_REQUIREMENT_: Reproduce the data exactly and drop any pictures it holds.

_DATA BLOCK_:

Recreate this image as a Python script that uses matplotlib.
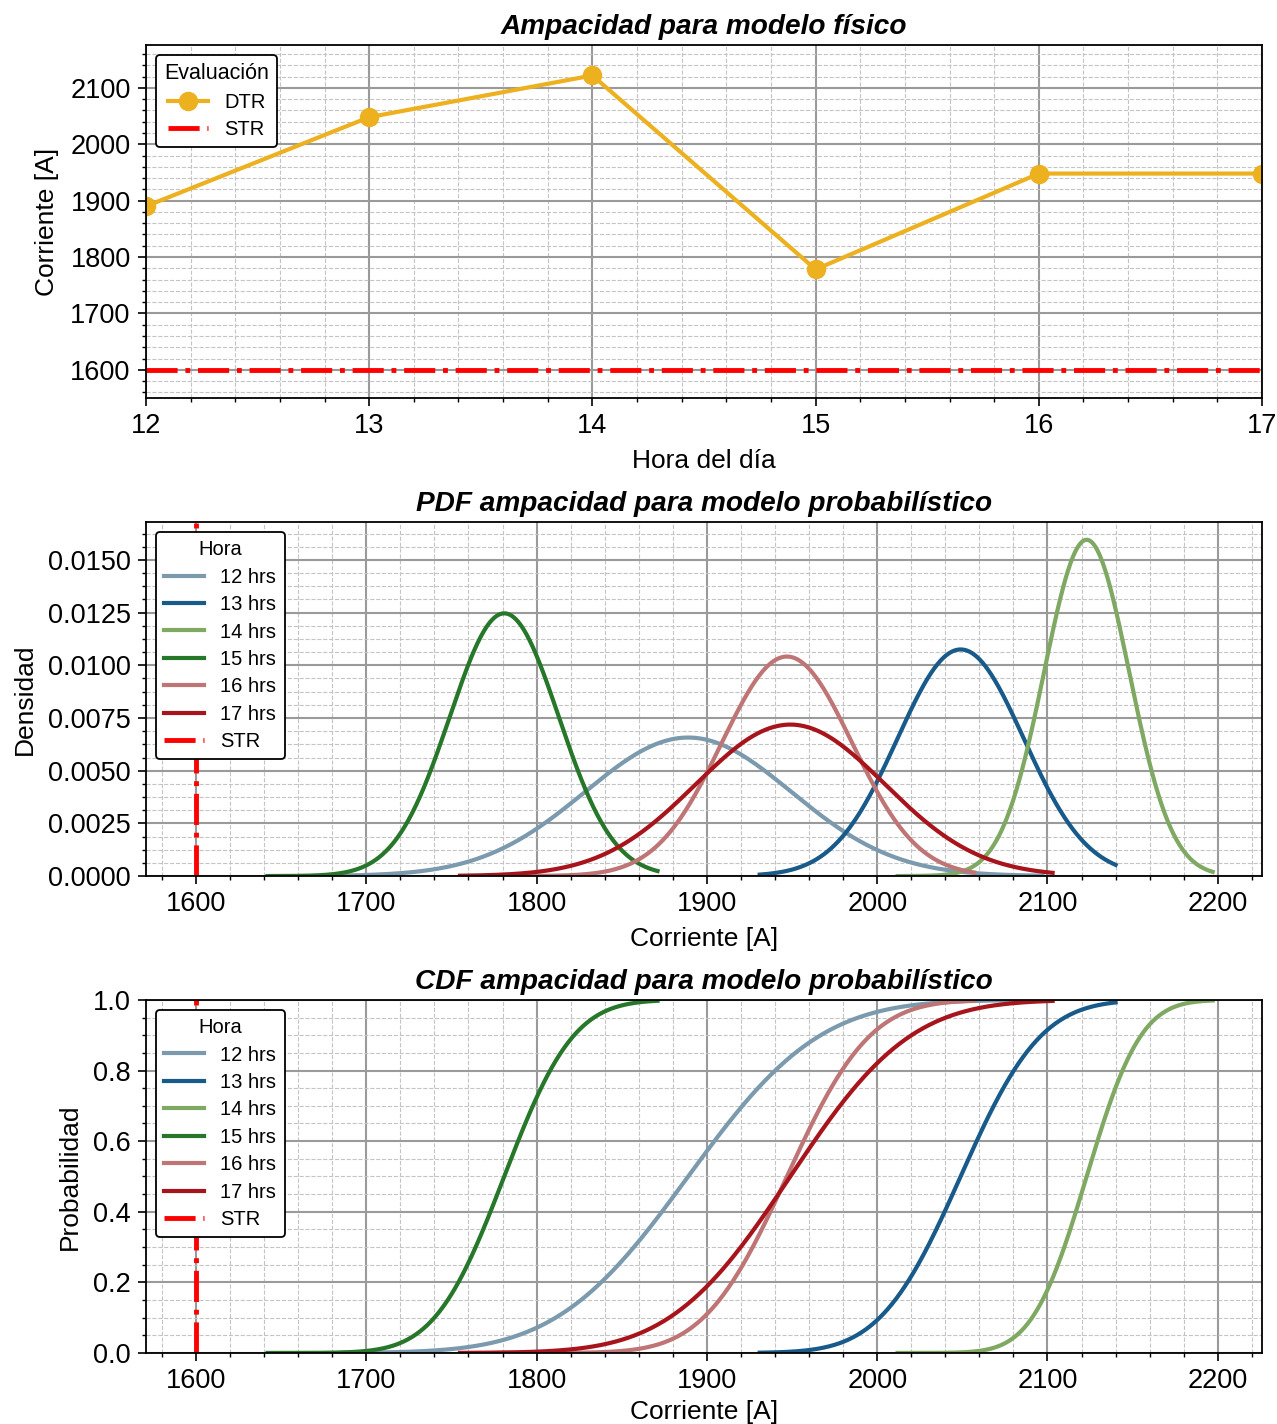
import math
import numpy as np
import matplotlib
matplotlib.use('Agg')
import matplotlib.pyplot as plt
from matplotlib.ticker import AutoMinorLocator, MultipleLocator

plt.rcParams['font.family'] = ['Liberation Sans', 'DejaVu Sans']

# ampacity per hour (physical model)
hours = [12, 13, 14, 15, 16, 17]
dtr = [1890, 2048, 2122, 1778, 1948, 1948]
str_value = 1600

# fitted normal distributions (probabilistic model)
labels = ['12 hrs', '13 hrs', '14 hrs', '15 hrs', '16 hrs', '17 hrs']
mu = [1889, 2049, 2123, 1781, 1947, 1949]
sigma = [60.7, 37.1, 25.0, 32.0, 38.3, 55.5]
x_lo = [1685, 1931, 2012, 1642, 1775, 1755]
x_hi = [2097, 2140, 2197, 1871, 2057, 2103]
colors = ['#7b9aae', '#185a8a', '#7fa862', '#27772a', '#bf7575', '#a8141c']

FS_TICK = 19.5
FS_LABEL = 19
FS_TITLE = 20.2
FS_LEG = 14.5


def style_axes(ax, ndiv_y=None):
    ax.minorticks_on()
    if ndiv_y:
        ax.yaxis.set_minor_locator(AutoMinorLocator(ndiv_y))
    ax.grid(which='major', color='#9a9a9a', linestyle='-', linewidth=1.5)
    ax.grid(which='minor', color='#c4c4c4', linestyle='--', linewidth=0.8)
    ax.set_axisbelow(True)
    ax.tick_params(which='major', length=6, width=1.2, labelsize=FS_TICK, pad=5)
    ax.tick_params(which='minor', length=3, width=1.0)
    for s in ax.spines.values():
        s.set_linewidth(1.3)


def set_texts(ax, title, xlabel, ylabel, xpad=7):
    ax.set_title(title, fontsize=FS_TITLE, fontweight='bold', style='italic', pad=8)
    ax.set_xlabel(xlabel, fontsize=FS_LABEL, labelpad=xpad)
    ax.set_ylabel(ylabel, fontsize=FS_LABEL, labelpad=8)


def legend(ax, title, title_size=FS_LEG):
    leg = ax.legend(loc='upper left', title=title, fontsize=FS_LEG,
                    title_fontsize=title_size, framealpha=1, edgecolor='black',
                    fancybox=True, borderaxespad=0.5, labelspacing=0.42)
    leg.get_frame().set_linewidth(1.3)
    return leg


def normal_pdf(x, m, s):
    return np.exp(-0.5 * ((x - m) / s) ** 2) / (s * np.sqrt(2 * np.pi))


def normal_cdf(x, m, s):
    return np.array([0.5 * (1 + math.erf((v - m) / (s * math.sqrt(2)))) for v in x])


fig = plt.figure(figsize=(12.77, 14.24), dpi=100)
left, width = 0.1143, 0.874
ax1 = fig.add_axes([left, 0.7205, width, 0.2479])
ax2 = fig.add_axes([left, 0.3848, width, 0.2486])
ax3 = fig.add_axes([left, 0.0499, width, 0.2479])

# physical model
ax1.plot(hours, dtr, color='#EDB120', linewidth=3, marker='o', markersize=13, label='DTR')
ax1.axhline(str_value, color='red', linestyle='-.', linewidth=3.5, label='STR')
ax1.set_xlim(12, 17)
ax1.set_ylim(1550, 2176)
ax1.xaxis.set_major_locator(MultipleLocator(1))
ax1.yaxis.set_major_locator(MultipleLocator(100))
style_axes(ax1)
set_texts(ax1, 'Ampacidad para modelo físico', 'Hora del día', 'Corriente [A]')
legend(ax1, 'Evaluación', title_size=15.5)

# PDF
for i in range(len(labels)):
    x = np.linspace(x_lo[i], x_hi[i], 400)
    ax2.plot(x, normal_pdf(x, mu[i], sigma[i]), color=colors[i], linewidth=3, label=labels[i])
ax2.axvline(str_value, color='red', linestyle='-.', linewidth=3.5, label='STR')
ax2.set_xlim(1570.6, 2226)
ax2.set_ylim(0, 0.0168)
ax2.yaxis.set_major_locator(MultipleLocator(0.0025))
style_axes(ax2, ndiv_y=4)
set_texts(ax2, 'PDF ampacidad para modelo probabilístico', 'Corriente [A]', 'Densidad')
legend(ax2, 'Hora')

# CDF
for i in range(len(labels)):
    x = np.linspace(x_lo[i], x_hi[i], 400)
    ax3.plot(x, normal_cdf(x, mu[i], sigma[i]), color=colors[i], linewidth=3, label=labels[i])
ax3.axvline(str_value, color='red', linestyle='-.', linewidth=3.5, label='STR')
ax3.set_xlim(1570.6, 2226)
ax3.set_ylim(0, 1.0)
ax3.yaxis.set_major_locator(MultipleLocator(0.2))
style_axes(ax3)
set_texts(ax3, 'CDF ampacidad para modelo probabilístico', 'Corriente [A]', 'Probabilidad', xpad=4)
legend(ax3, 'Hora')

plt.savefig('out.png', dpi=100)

_COMPLETE OUTPUT_:
Recreate this image as a Python script that uses matplotlib.
import math
import numpy as np
import matplotlib
matplotlib.use('Agg')
import matplotlib.pyplot as plt
from matplotlib.ticker import AutoMinorLocator, MultipleLocator

plt.rcParams['font.family'] = ['Liberation Sans', 'DejaVu Sans']

# ampacity per hour (physical model)
hours = [12, 13, 14, 15, 16, 17]
dtr = [1890, 2048, 2122, 1778, 1948, 1948]
str_value = 1600

# fitted normal distributions (probabilistic model)
labels = ['12 hrs', '13 hrs', '14 hrs', '15 hrs', '16 hrs', '17 hrs']
mu = [1889, 2049, 2123, 1781, 1947, 1949]
sigma = [60.7, 37.1, 25.0, 32.0, 38.3, 55.5]
x_lo = [1685, 1931, 2012, 1642, 1775, 1755]
x_hi = [2097, 2140, 2197, 1871, 2057, 2103]
colors = ['#7b9aae', '#185a8a', '#7fa862', '#27772a', '#bf7575', '#a8141c']

FS_TICK = 19.5
FS_LABEL = 19
FS_TITLE = 20.2
FS_LEG = 14.5


def style_axes(ax, ndiv_y=None):
    ax.minorticks_on()
    if ndiv_y:
        ax.yaxis.set_minor_locator(AutoMinorLocator(ndiv_y))
    ax.grid(which='major', color='#9a9a9a', linestyle='-', linewidth=1.5)
    ax.grid(which='minor', color='#c4c4c4', linestyle='--', linewidth=0.8)
    ax.set_axisbelow(True)
    ax.tick_params(which='major', length=6, width=1.2, labelsize=FS_TICK, pad=5)
    ax.tick_params(which='minor', length=3, width=1.0)
    for s in ax.spines.values():
        s.set_linewidth(1.3)


def set_texts(ax, title, xlabel, ylabel, xpad=7):
    ax.set_title(title, fontsize=FS_TITLE, fontweight='bold', style='italic', pad=8)
    ax.set_xlabel(xlabel, fontsize=FS_LABEL, labelpad=xpad)
    ax.set_ylabel(ylabel, fontsize=FS_LABEL, labelpad=8)


def legend(ax, title, title_size=FS_LEG):
    leg = ax.legend(loc='upper left', title=title, fontsize=FS_LEG,
                    title_fontsize=title_size, framealpha=1, edgecolor='black',
                    fancybox=True, borderaxespad=0.5, labelspacing=0.42)
    leg.get_frame().set_linewidth(1.3)
    return leg


def normal_pdf(x, m, s):
    return np.exp(-0.5 * ((x - m) / s) ** 2) / (s * np.sqrt(2 * np.pi))


def normal_cdf(x, m, s):
    return np.array([0.5 * (1 + math.erf((v - m) / (s * math.sqrt(2)))) for v in x])


fig = plt.figure(figsize=(12.77, 14.24), dpi=100)
left, width = 0.1143, 0.874
ax1 = fig.add_axes([left, 0.7205, width, 0.2479])
ax2 = fig.add_axes([left, 0.3848, width, 0.2486])
ax3 = fig.add_axes([left, 0.0499, width, 0.2479])

# physical model
ax1.plot(hours, dtr, color='#EDB120', linewidth=3, marker='o', markersize=13, label='DTR')
ax1.axhline(str_value, color='red', linestyle='-.', linewidth=3.5, label='STR')
ax1.set_xlim(12, 17)
ax1.set_ylim(1550, 2176)
ax1.xaxis.set_major_locator(MultipleLocator(1))
ax1.yaxis.set_major_locator(MultipleLocator(100))
style_axes(ax1)
set_texts(ax1, 'Ampacidad para modelo físico', 'Hora del día', 'Corriente [A]')
legend(ax1, 'Evaluación', title_size=15.5)

# PDF
for i in range(len(labels)):
    x = np.linspace(x_lo[i], x_hi[i], 400)
    ax2.plot(x, normal_pdf(x, mu[i], sigma[i]), color=colors[i], linewidth=3, label=labels[i])
ax2.axvline(str_value, color='red', linestyle='-.', linewidth=3.5, label='STR')
ax2.set_xlim(1570.6, 2226)
ax2.set_ylim(0, 0.0168)
ax2.yaxis.set_major_locator(MultipleLocator(0.0025))
style_axes(ax2, ndiv_y=4)
set_texts(ax2, 'PDF ampacidad para modelo probabilístico', 'Corriente [A]', 'Densidad')
legend(ax2, 'Hora')

# CDF
for i in range(len(labels)):
    x = np.linspace(x_lo[i], x_hi[i], 400)
    ax3.plot(x, normal_cdf(x, mu[i], sigma[i]), color=colors[i], linewidth=3, label=labels[i])
ax3.axvline(str_value, color='red', linestyle='-.', linewidth=3.5, label='STR')
ax3.set_xlim(1570.6, 2226)
ax3.set_ylim(0, 1.0)
ax3.yaxis.set_major_locator(MultipleLocator(0.2))
style_axes(ax3)
set_texts(ax3, 'CDF ampacidad para modelo probabilístico', 'Corriente [A]', 'Probabilidad', xpad=4)
legend(ax3, 'Hora')

plt.savefig('out.png', dpi=100)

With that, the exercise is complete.